GOOD GOSSIP: “Audition,” by Barbara Walters. The doyenne of TV interviewers turns the camera on herself and tells not just a good story, but also an honest and even self-reflective one. The book has received a lot of press for revealing her long-past affair with a black U.S. Senator. But there’s so much more – about her showbiz father, her disabled sister, her adopted daughter, three failed marriages – and what you sacrifice for fame and fortune.
BEST FROM THE NORTHWEST: “The Last Flight of the Scarlet Macaw: One Woman’s Fight to Save the World’s Most Beautiful Bird,” by Bruce Barcott, a Seattle writer. Meet Sharon Matola, zookeeper of Belize. This is a woman who can hold a tarantula in her hand and used to wrestle big cats for a living. She’s also tough enough to take on the powers that be and try to stop a dam from being built in her tiny Central American country. Serious nonfiction made entertaining by this colorful character. (This book is recommended in "BETWEEN THE COVERS: The Book Babes' Guide to a Woman's Reading Pleasures.")
COP SHOP: “The Given Day,” by Dennis Lehane. The author of “Mystic River” sets a novel about two families, one black and one white, against the backdrop of the Boston policeman’s strike of 1919. The mystery writer’s first novel of historical fiction is his best yet. Babe Ruth, Calvin Coolidge and playwright Eugene O’Neill all have a role. Think of Doctorow’s novel “Ragtime,” only in Boston instead of New York.
BOOMER HEAVEN: “John Lennon: The Life,” by Philip Norman. OK, this book doesn’t go that far inside Lennon’s head. But it does a good job of capturing a man of so many gifts and such insecurity – not that unusual a package, actually. (Aren't most talented people plagued with self-doubt?) The only one in the family who calls 'em as she sees 'em is Yoko Ono, which may help explain why Lennon clung to her as his exit vehicle from the Beatles.
RIVETING AND SEXY: “The Garden of Last Days,” by Andre Dubus III. The handsome hunk who wrote “The House of Sand and Fog” produces another compelling novel by bringing together a Muslim terrorist and an exotic dancer on the eve of the 9/11 attack. Most of the story takes place in a Florida stripper’s club where you see how different the world looks to a lonely man holding a drink and some twenties and a naked woman who needs his money. (This book is recommended in "BETWEEN THE COVERS: The Book Babes' Guide to a Woman's Reading Pleasures.")

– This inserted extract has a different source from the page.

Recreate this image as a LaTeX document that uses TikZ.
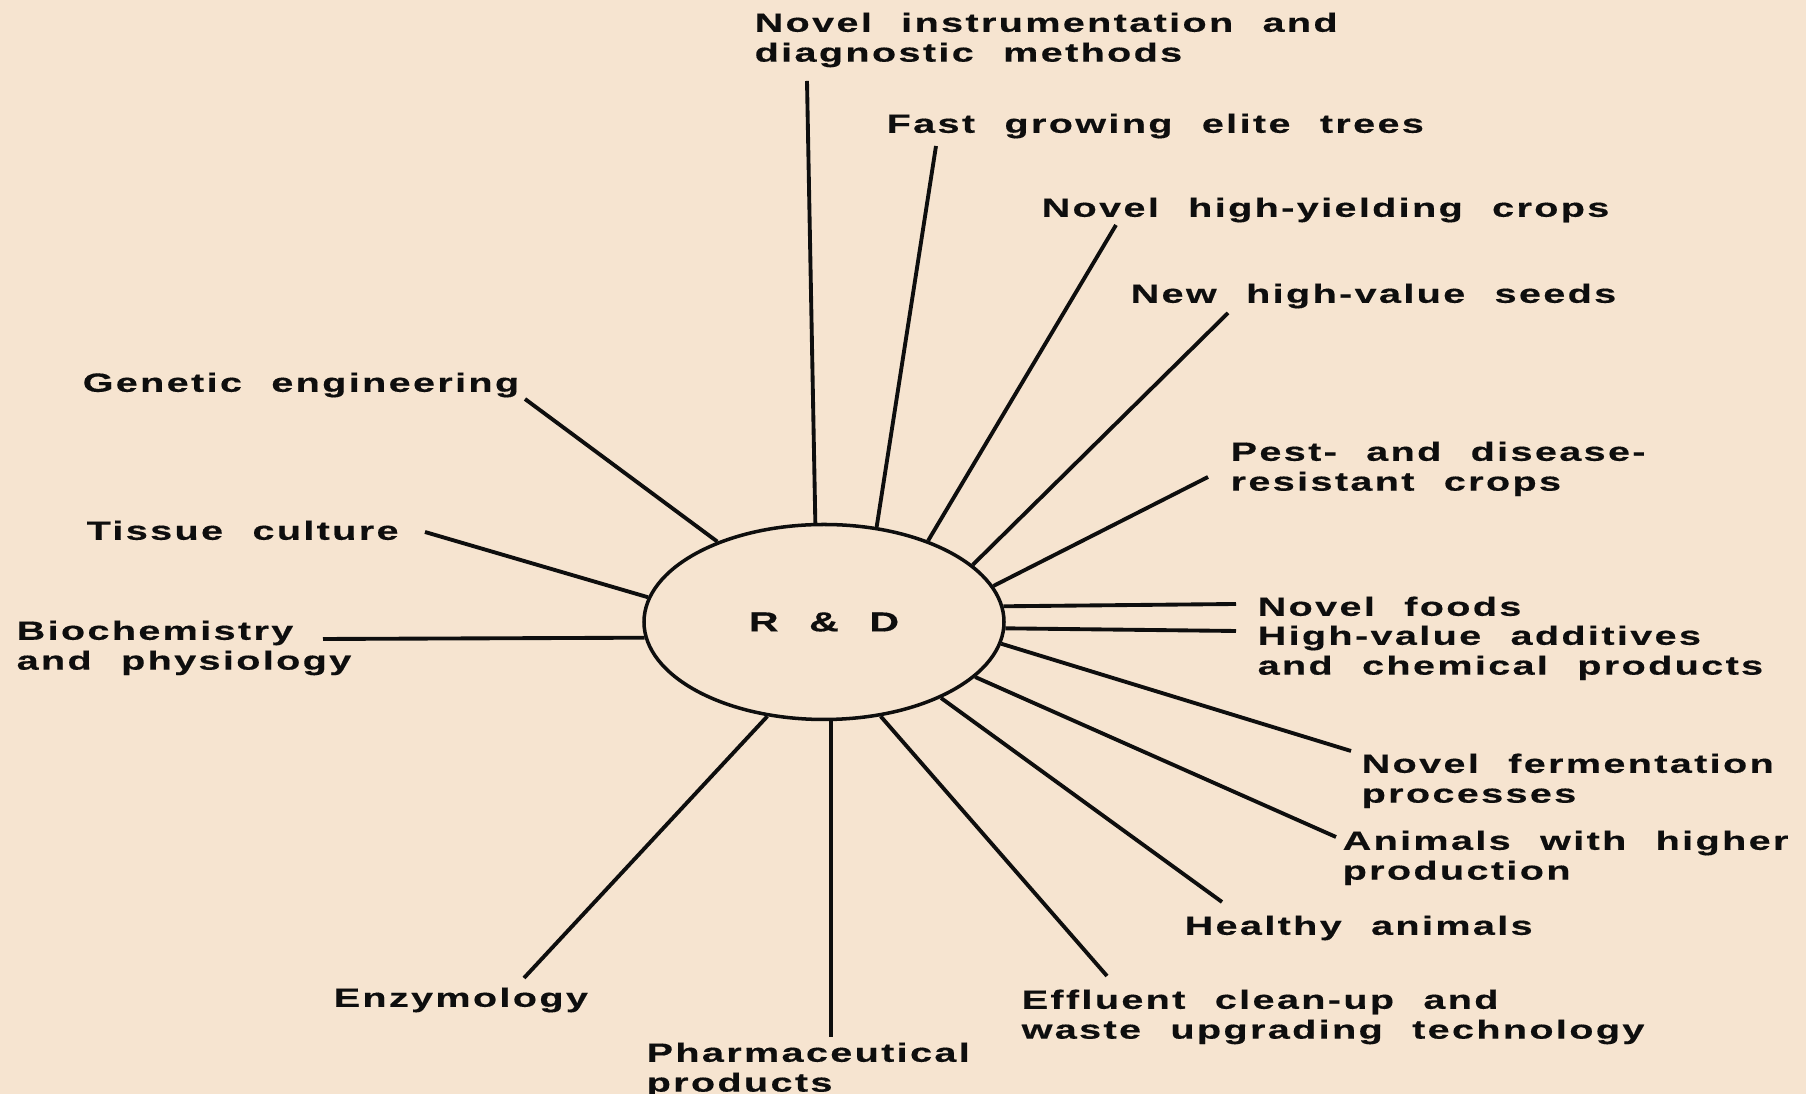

SPIRIT QUENCHER: “Finding Beauty in a Broken World,” by Terry Tempest Williams. Nature lovers adore Williams for her ability to write about the landscape. Here she contemplates mosaics in Italy, prairie dogs in Utah, and the death of her brother in a search for the connectedness of all things. As one critic put it, “How a book could be simultaneously this heartbreaking and gentle, I don’t know.” (Williams' earlier book, "Refuge," is recommended in "BETWEEN THE COVERS.")
“A MERCY,” by Toni Morrison. You don’t win the Nobel Prize for Literature unless you can write luminous prose and make a few political points at the same time, and that’s what Morrison does in her newest novel. It’s the story of the household of immigrant Jacob Vaark, circa 1690. Exploring the twin evils of sexism and racism, Morrison proves that therre’s a more poetic way of restating that old line: Follow the money!